### GOAL
Every line below is to be copied exactly, with the pictures left out.

### DATA LINES
═══
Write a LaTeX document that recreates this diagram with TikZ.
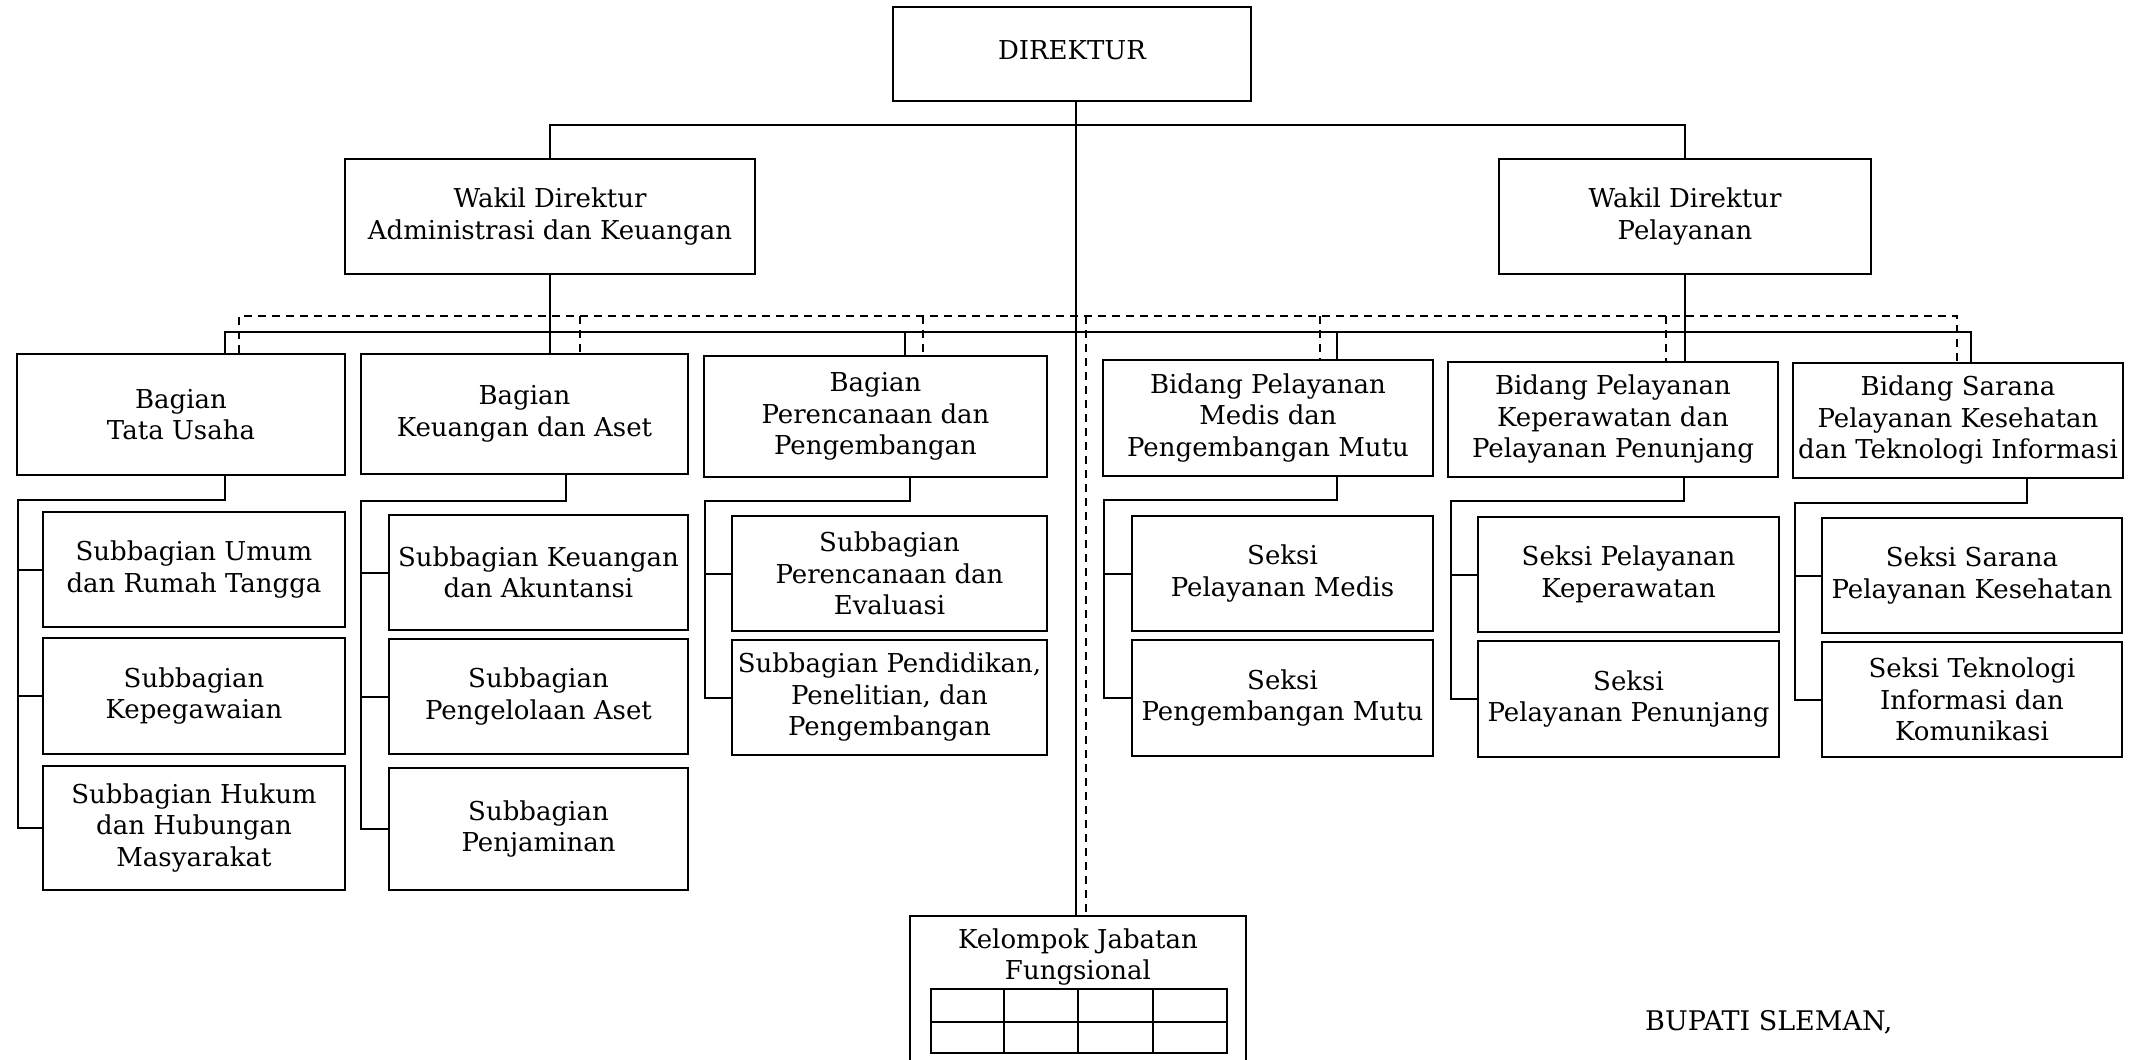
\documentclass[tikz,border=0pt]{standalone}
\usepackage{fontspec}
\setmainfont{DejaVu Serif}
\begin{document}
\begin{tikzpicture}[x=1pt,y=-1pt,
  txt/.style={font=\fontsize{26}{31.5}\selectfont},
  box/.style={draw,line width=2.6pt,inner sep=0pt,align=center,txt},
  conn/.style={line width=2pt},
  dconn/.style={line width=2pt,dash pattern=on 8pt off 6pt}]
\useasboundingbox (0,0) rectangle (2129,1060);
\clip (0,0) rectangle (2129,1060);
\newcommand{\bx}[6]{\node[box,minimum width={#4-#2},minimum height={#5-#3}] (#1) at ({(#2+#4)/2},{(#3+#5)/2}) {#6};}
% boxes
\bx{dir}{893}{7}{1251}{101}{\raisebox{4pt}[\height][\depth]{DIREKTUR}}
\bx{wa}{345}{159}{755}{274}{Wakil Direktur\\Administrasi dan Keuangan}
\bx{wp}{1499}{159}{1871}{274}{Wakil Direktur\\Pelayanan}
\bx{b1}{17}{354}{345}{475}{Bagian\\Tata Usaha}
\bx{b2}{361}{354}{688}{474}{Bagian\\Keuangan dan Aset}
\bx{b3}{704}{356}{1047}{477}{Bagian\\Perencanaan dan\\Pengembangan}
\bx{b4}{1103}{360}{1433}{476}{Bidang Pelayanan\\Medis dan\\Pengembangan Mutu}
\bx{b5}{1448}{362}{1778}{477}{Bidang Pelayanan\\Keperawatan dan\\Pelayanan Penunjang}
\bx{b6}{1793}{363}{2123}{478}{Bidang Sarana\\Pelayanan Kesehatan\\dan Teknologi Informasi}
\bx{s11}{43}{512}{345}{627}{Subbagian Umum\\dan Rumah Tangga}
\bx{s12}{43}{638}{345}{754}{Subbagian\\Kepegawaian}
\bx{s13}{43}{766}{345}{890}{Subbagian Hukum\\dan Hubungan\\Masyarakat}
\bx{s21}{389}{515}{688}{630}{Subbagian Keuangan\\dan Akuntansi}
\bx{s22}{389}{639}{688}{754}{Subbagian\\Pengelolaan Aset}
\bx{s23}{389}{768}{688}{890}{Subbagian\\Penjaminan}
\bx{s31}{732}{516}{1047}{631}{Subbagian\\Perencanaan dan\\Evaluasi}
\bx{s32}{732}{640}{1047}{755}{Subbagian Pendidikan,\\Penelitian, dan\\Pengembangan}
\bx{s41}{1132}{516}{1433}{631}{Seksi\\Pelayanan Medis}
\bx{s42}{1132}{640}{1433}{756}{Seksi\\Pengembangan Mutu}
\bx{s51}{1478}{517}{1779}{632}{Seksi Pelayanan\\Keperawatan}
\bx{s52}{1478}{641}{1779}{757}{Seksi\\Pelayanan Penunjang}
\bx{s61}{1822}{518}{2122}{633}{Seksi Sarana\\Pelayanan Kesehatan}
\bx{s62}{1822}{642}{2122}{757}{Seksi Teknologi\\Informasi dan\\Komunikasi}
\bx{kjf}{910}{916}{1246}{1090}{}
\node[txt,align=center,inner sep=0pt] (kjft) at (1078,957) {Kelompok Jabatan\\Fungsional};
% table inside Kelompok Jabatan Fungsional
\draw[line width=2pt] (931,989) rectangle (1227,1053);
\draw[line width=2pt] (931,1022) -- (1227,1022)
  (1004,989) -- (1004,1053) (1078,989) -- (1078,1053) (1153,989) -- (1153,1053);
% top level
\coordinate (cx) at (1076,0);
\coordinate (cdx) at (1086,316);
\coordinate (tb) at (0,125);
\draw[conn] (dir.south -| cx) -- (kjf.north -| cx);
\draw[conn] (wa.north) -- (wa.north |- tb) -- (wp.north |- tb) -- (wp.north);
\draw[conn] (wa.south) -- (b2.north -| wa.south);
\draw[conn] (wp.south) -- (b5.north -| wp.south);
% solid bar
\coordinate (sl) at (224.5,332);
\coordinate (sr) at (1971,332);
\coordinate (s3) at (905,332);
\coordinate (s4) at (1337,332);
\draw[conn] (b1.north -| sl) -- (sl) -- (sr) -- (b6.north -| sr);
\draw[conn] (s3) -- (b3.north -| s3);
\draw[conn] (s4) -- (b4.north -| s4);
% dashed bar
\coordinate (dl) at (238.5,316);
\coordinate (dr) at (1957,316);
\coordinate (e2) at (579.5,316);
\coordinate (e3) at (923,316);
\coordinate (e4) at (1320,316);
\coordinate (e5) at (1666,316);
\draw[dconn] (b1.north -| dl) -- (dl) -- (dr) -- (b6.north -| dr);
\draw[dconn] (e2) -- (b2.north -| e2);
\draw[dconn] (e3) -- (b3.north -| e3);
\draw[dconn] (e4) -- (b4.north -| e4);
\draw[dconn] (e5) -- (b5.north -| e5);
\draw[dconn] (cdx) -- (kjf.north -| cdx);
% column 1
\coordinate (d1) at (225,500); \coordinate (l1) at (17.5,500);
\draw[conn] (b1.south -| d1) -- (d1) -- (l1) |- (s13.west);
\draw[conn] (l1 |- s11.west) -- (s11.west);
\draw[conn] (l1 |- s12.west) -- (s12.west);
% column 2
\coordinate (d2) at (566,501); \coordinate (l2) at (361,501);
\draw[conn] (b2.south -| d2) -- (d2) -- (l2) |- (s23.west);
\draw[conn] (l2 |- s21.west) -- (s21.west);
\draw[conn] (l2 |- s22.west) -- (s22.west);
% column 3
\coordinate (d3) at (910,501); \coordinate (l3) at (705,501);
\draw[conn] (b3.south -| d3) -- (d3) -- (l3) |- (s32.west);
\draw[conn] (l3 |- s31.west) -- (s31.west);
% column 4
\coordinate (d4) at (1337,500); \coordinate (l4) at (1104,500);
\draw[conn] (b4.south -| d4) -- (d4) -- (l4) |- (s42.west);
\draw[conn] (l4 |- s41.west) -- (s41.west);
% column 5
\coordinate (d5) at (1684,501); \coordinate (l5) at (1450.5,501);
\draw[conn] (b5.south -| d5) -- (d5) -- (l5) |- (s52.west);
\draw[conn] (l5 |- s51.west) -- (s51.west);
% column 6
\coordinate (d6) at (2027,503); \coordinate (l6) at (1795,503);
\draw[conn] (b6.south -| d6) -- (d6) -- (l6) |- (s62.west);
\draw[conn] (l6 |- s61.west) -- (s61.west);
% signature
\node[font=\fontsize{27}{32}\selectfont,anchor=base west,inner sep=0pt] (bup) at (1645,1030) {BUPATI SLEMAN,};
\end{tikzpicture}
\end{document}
═══
### COMPLETE OUTPUT
Write a LaTeX document that recreates this diagram with TikZ.
\documentclass[tikz,border=0pt]{standalone}
\usepackage{fontspec}
\setmainfont{DejaVu Serif}
\begin{document}
\begin{tikzpicture}[x=1pt,y=-1pt,
  txt/.style={font=\fontsize{26}{31.5}\selectfont},
  box/.style={draw,line width=2.6pt,inner sep=0pt,align=center,txt},
  conn/.style={line width=2pt},
  dconn/.style={line width=2pt,dash pattern=on 8pt off 6pt}]
\useasboundingbox (0,0) rectangle (2129,1060);
\clip (0,0) rectangle (2129,1060);
\newcommand{\bx}[6]{\node[box,minimum width={#4-#2},minimum height={#5-#3}] (#1) at ({(#2+#4)/2},{(#3+#5)/2}) {#6};}
% boxes
\bx{dir}{893}{7}{1251}{101}{\raisebox{4pt}[\height][\depth]{DIREKTUR}}
\bx{wa}{345}{159}{755}{274}{Wakil Direktur\\Administrasi dan Keuangan}
\bx{wp}{1499}{159}{1871}{274}{Wakil Direktur\\Pelayanan}
\bx{b1}{17}{354}{345}{475}{Bagian\\Tata Usaha}
\bx{b2}{361}{354}{688}{474}{Bagian\\Keuangan dan Aset}
\bx{b3}{704}{356}{1047}{477}{Bagian\\Perencanaan dan\\Pengembangan}
\bx{b4}{1103}{360}{1433}{476}{Bidang Pelayanan\\Medis dan\\Pengembangan Mutu}
\bx{b5}{1448}{362}{1778}{477}{Bidang Pelayanan\\Keperawatan dan\\Pelayanan Penunjang}
\bx{b6}{1793}{363}{2123}{478}{Bidang Sarana\\Pelayanan Kesehatan\\dan Teknologi Informasi}
\bx{s11}{43}{512}{345}{627}{Subbagian Umum\\dan Rumah Tangga}
\bx{s12}{43}{638}{345}{754}{Subbagian\\Kepegawaian}
\bx{s13}{43}{766}{345}{890}{Subbagian Hukum\\dan Hubungan\\Masyarakat}
\bx{s21}{389}{515}{688}{630}{Subbagian Keuangan\\dan Akuntansi}
\bx{s22}{389}{639}{688}{754}{Subbagian\\Pengelolaan Aset}
\bx{s23}{389}{768}{688}{890}{Subbagian\\Penjaminan}
\bx{s31}{732}{516}{1047}{631}{Subbagian\\Perencanaan dan\\Evaluasi}
\bx{s32}{732}{640}{1047}{755}{Subbagian Pendidikan,\\Penelitian, dan\\Pengembangan}
\bx{s41}{1132}{516}{1433}{631}{Seksi\\Pelayanan Medis}
\bx{s42}{1132}{640}{1433}{756}{Seksi\\Pengembangan Mutu}
\bx{s51}{1478}{517}{1779}{632}{Seksi Pelayanan\\Keperawatan}
\bx{s52}{1478}{641}{1779}{757}{Seksi\\Pelayanan Penunjang}
\bx{s61}{1822}{518}{2122}{633}{Seksi Sarana\\Pelayanan Kesehatan}
\bx{s62}{1822}{642}{2122}{757}{Seksi Teknologi\\Informasi dan\\Komunikasi}
\bx{kjf}{910}{916}{1246}{1090}{}
\node[txt,align=center,inner sep=0pt] (kjft) at (1078,957) {Kelompok Jabatan\\Fungsional};
% table inside Kelompok Jabatan Fungsional
\draw[line width=2pt] (931,989) rectangle (1227,1053);
\draw[line width=2pt] (931,1022) -- (1227,1022)
  (1004,989) -- (1004,1053) (1078,989) -- (1078,1053) (1153,989) -- (1153,1053);
% top level
\coordinate (cx) at (1076,0);
\coordinate (cdx) at (1086,316);
\coordinate (tb) at (0,125);
\draw[conn] (dir.south -| cx) -- (kjf.north -| cx);
\draw[conn] (wa.north) -- (wa.north |- tb) -- (wp.north |- tb) -- (wp.north);
\draw[conn] (wa.south) -- (b2.north -| wa.south);
\draw[conn] (wp.south) -- (b5.north -| wp.south);
% solid bar
\coordinate (sl) at (224.5,332);
\coordinate (sr) at (1971,332);
\coordinate (s3) at (905,332);
\coordinate (s4) at (1337,332);
\draw[conn] (b1.north -| sl) -- (sl) -- (sr) -- (b6.north -| sr);
\draw[conn] (s3) -- (b3.north -| s3);
\draw[conn] (s4) -- (b4.north -| s4);
% dashed bar
\coordinate (dl) at (238.5,316);
\coordinate (dr) at (1957,316);
\coordinate (e2) at (579.5,316);
\coordinate (e3) at (923,316);
\coordinate (e4) at (1320,316);
\coordinate (e5) at (1666,316);
\draw[dconn] (b1.north -| dl) -- (dl) -- (dr) -- (b6.north -| dr);
\draw[dconn] (e2) -- (b2.north -| e2);
\draw[dconn] (e3) -- (b3.north -| e3);
\draw[dconn] (e4) -- (b4.north -| e4);
\draw[dconn] (e5) -- (b5.north -| e5);
\draw[dconn] (cdx) -- (kjf.north -| cdx);
% column 1
\coordinate (d1) at (225,500); \coordinate (l1) at (17.5,500);
\draw[conn] (b1.south -| d1) -- (d1) -- (l1) |- (s13.west);
\draw[conn] (l1 |- s11.west) -- (s11.west);
\draw[conn] (l1 |- s12.west) -- (s12.west);
% column 2
\coordinate (d2) at (566,501); \coordinate (l2) at (361,501);
\draw[conn] (b2.south -| d2) -- (d2) -- (l2) |- (s23.west);
\draw[conn] (l2 |- s21.west) -- (s21.west);
\draw[conn] (l2 |- s22.west) -- (s22.west);
% column 3
\coordinate (d3) at (910,501); \coordinate (l3) at (705,501);
\draw[conn] (b3.south -| d3) -- (d3) -- (l3) |- (s32.west);
\draw[conn] (l3 |- s31.west) -- (s31.west);
% column 4
\coordinate (d4) at (1337,500); \coordinate (l4) at (1104,500);
\draw[conn] (b4.south -| d4) -- (d4) -- (l4) |- (s42.west);
\draw[conn] (l4 |- s41.west) -- (s41.west);
% column 5
\coordinate (d5) at (1684,501); \coordinate (l5) at (1450.5,501);
\draw[conn] (b5.south -| d5) -- (d5) -- (l5) |- (s52.west);
\draw[conn] (l5 |- s51.west) -- (s51.west);
% column 6
\coordinate (d6) at (2027,503); \coordinate (l6) at (1795,503);
\draw[conn] (b6.south -| d6) -- (d6) -- (l6) |- (s62.west);
\draw[conn] (l6 |- s61.west) -- (s61.west);
% signature
\node[font=\fontsize{27}{32}\selectfont,anchor=base west,inner sep=0pt] (bup) at (1645,1030) {BUPATI SLEMAN,};
\end{tikzpicture}
\end{document}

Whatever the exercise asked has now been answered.